In the ruling, deGravelles found that the requirement that abortionists have admitting privileges at a nearby hospital would place an undue burden on Louisiana women seeking an abortion. He issued a preliminary injunction preventing the law from being enforced against the clinics involved in the challenge: Hope Medical Group for Women in Shreveport, Bossier City Medical Suite in Bossier City, and Causeway Medical Clinic in Metairie.
Upon reviewing the court’s opinion, Benjamin Clapper, Executive Director of Louisiana Right to Life, said,
“Louisiana Right to Life firmly believes the admitting privileges requirement in HB 388 / Act 620 would increase the health and safety of women seeking an abortion in the state of Louisiana. The case presented by the State of Louisiana at trial furthered this argument. While we are disappointed in Judge deGravelles’ decision, we applaud Attorney General Jeff Landry for his commitment to appeal this ruling to the U.S. 5th Circuit Court of Appeals, which upheld a similar Texas provision in 2014. We also appreciate Gov. John Bel Edwards for allowing a smooth transition of the case into the Attorney General’s Office.”
Deanna Wallace, Legislative Director of Louisiana Right to Life, made the following comments on legal matters at hand,
“In upholding a similar admitting privilege requirement passed by the Texas Legislature, the 5th Circuit Court of Appeals in 2014 found a clear ‘connection between the admitting privileges rule and the desirable protection of abortion patients’ health.’ This ruling echoed decisions by the 4th and 8th Circuit Courts, which stated that admitting privilege requirements ‘are obviously beneficial to patients’ and ‘further important state health objectives.’ Since there are significant similarities between the relevant portions of the Texas and Louisiana laws, and the fact that both states have multiple abortion physicians with admitting privileges (unlike Mississippi), we hoped Judge deGravelles would follow the clear reasoning of the previous decisions of the 5th Circuit upholding the Texas provisions. Unfortunately this does not appear to be the case.”
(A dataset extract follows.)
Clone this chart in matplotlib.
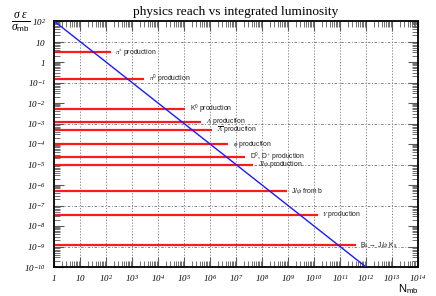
import matplotlib
matplotlib.use('Agg')
import matplotlib.pyplot as plt
import numpy as np
from matplotlib.ticker import LogLocator, NullFormatter, FixedLocator

# channel: (sigma*eps/sigma_mb, end of line in N_mb)
labels = [r'$\pi^{\pm}$ production', r'$\pi^{\mathsf{0}}$ production', r'K$^{\mathsf{0}}$ production',
          r'$\Lambda$ production', r'$\overline{\Lambda}$ production', r'$\phi$ production',
          r'D$^{\mathsf{0}}$, D$^{+}$ production', r'J/$\psi$ production', r'J/$\psi$ from b',
          r'$\Upsilon$ production', r'B$_{\mathsf{s}}$$\rightarrow$ J/$\psi$ K$_{\mathsf{s}}$']
sig = [3.0, 0.15, 5e-3, 1.2e-3, 4.8e-4, 1e-4, 2.3e-5, 1e-5, 5e-7, 3.5e-8, 1.2e-9]
xend = [150, 3e3, 1.1e5, 4.5e5, 1.2e6, 5e6, 2.2e7, 4.5e7, 9e8, 1.4e10, 4e11]

# reach line sigma*eps = 100 / N
n_reach = [1, 1e12]
s_reach = [100, 1e-10]

xticks = [10.0**k for k in range(0, 15)]
xticklabels = ['$1$', '$10$'] + [r'$10^{%d}$' % k for k in range(2, 15)]
yticks = [10.0**k for k in range(-10, 3)]
yticklabels = [r'$10^{%d}$' % k for k in range(-10, 0)] + ['$1$', '$10$', r'$10^{2}$']

plt.rcParams['mathtext.fontset'] = 'custom'
plt.rcParams['mathtext.rm'] = 'Liberation Serif:italic'
plt.rcParams['mathtext.it'] = 'Liberation Serif:italic'
plt.rcParams['mathtext.sf'] = 'Liberation Sans'

fig = plt.figure(figsize=(4.36, 2.96), dpi=100)
ax = fig.add_axes([54/436, 1 - 267/296, 364/436, 246/296])
ax.set_xscale('log')
ax.set_yscale('log')
ax.set_xlim(1, 1e14)
ax.set_ylim(1e-10, 1e2)

# grid: vertical every decade, horizontal at odd powers
for x in xticks[1:-1]:
    ax.axvline(x, color='0.45', lw=0.6, ls=(0, (1.5, 2)), zorder=0)
for y in [10.0**k for k in (1, -1, -3, -5, -7, -9)]:
    ax.axhline(y, color='0.45', lw=0.6, ls=(0, (3, 2, 1, 2)), zorder=0)

for s, xe, lab in zip(sig, xend, labels):
    ax.plot([1, xe], [s, s], color='#ff1a1a', lw=1.6, solid_capstyle='butt', zorder=2)
    ax.text(xe * 10**0.18, s, lab, fontsize=4.9, family='Liberation Sans',
            va='center', ha='left', color='0.1')

ax.plot(n_reach, s_reach, color='#1a1aff', lw=1.0, zorder=3)

ax.xaxis.set_major_locator(FixedLocator(xticks))
ax.yaxis.set_major_locator(FixedLocator(yticks))
ax.set_xticklabels(xticklabels)
ax.set_yticklabels(yticklabels)
ax.xaxis.set_minor_locator(LogLocator(base=10, subs=np.arange(2, 10), numticks=100))
ax.yaxis.set_minor_locator(LogLocator(base=10, subs=np.arange(2, 10), numticks=100))
ax.xaxis.set_minor_formatter(NullFormatter())
ax.yaxis.set_minor_formatter(NullFormatter())
ax.tick_params(which='both', direction='in', top=True, right=True, color='0.35')
ax.tick_params(which='major', length=7, width=0.8, labelsize=6.5)
ax.tick_params(axis='y', which='major', pad=6)
ax.tick_params(axis='x', which='major', pad=4)
ax.tick_params(which='minor', length=4, width=0.6)
for sp in ax.spines.values():
    sp.set_linewidth(1.3)

fig.text(236/436, 1 - 12/296, 'physics reach vs integrated luminosity',
         family='Liberation Serif', fontsize=9.6, ha='center', va='center')
fig.text(21/436, 1 - 22/296, r'$\frac{\sigma\ \epsilon}{\sigma_{\mathsf{mb}}}$',
         fontsize=12, ha='center', va='center')
fig.text(408/436, 1 - 289/296, r'N$_{\mathsf{mb}}$', family='Liberation Sans',
         fontsize=8, ha='center', va='center')

fig.savefig('out.png', dpi=100)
Clapper made the following comment in conclusion:
“We have not seen the end of the legal challenge over admitting privilege requirements. In addition to Attorney General Landry’s appeal to the 5th Circuit, it is important to note that the U.S. Supreme Court will review in March a case that involves a similar Texas law, and its decision in that case may impact the Louisiana federal court ruling.
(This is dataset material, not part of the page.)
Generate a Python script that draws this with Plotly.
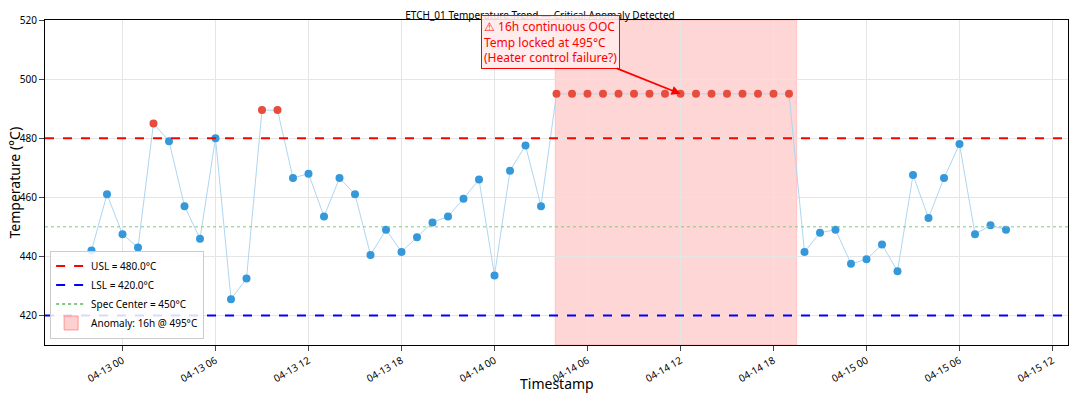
import pandas as pd
import plotly.graph_objects as go

start = "2024-04-12 22:00"
temps = [442, 461, 447.5, 443, 485, 479, 457, 446, 480, 425.5,
         432.5, 489.5, 489.5, 466.5, 468, 453.5, 466.5, 461, 440.5, 449,
         441.5, 446.5, 451.5, 453.5, 459.5, 466, 433.5, 469, 477.5, 457,
         495, 495, 495, 495, 495, 495, 495, 495, 495, 495,
         495, 495, 495, 495, 495, 495,
         441.5, 448, 449, 437.5, 439, 444, 435, 467.5, 453, 466.5,
         478, 447.5, 450.5, 449]
times = pd.date_range(start, periods=len(temps), freq="h")
usl, lsl, center = 480, 420, 450
anom_start, anom_end = pd.Timestamp("2024-04-14 03:55"), pd.Timestamp("2024-04-14 19:30")

colors = ["#e74c3c" if (t > usl or t < lsl) else "#3498db" for t in temps]

fig = go.Figure()
fig.add_vrect(x0=anom_start, x1=anom_end, fillcolor="rgba(255,120,120,0.3)", line_width=0.5,
              line_color="rgba(255,120,120,0.6)", layer="below")
fig.add_trace(go.Scatter(x=times, y=temps, mode="lines", line=dict(color="#aed6f1", width=1),
                         showlegend=False))
fig.add_trace(go.Scatter(x=times, y=temps, mode="markers", marker=dict(color=colors, size=8),
                         showlegend=False))
fig.add_hline(y=usl, line=dict(color="red", width=2, dash="dash"))
fig.add_hline(y=lsl, line=dict(color="blue", width=2, dash="dash"))
fig.add_hline(y=center, line=dict(color="#7fc97f", width=1, dash="dot"))
# legend entries
for name, col, dash in [("USL = 480.0°C", "red", "dash"), ("LSL = 420.0°C", "blue", "dash"),
                        ("Spec Center = 450°C", "#7fc97f", "dot")]:
    fig.add_trace(go.Scatter(x=[None], y=[None], mode="lines", name=name,
                             line=dict(color=col, dash=dash, width=2)))
fig.add_trace(go.Scatter(x=[None], y=[None], mode="markers", name="Anomaly: 16h @ 495°C",
                         marker=dict(symbol="square", size=14, color="rgba(255,120,120,0.35)",
                                     line=dict(color="rgba(255,120,120,0.7)", width=1))))

fig.add_annotation(x=times[38], y=495, ax=-130, ay=-52,
                   text="⚠ 16h continuous OOC<br>Temp locked at 495°C<br>(Heater control failure?)",
                   align="left", showarrow=True, arrowhead=2, arrowcolor="red", arrowwidth=1.8,
                   font=dict(color="red", size=12), bgcolor="rgba(255,235,235,0.9)",
                   bordercolor="red", borderwidth=1, borderpad=2)
fig.add_annotation(x=0.5, y=0, xref="paper", yref="paper", yshift=-38, showarrow=False,
                   text="Timestamp", font=dict(size=14), yanchor="middle")
fig.add_annotation(x=0, y=0.5, xref="paper", yref="paper", xshift=-31, showarrow=False,
                   text="Temperature (°C)", font=dict(size=14), textangle=-90, xanchor="center")

fig.update_layout(
    width=1064, height=386, plot_bgcolor="white", paper_bgcolor="white",
    font=dict(family="Noto Sans", color="black"),
    margin=dict(l=37, r=4, t=12, b=49),
    title=dict(text="ETCH_01 Temperature Trend — Critical Anomaly Detected", x=0.5, y=0.99,
               xanchor="center", yanchor="top", font=dict(size=10)),
    legend=dict(x=0.005, y=0.02, xanchor="left", yanchor="bottom", bgcolor="rgba(255,255,255,0.85)",
                bordercolor="#ccc", borderwidth=1, font=dict(size=10), tracegroupgap=0),
    xaxis=dict(automargin=False, range=["2024-04-12 19:00", "2024-04-15 13:00"],
               dtick=6 * 3600 * 1000, tick0="2024-04-13 00:00", tickformat="%m-%d %H",
               tickangle=-30, showgrid=True, gridcolor="#e5e5e5", showline=True, linecolor="black",
               mirror=True, ticks="outside", tickfont=dict(size=10)),
    yaxis=dict(automargin=False, range=[410, 520], dtick=20,
               showgrid=True, gridcolor="#e5e5e5", showline=True, linecolor="black", mirror=True,
               ticks="outside", tickfont=dict(size=10), zeroline=False),
)
fig.write_html("out.html")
“Because of the impact the Supreme Court’s decision could have on our law, Louisiana Right to Life has been collecting the signatures of Louisiana legislators on a friend of the court brief filed in the Supreme Court by Louisiana-based co-counsel Dorinda Bordlee of Bioethics Defense Fund in support of the Texas regulations. We remain hopeful that the Supreme Court will protect the health and safety of women all over the country by upholding common sense safety measures such as admitting privilege requirements.”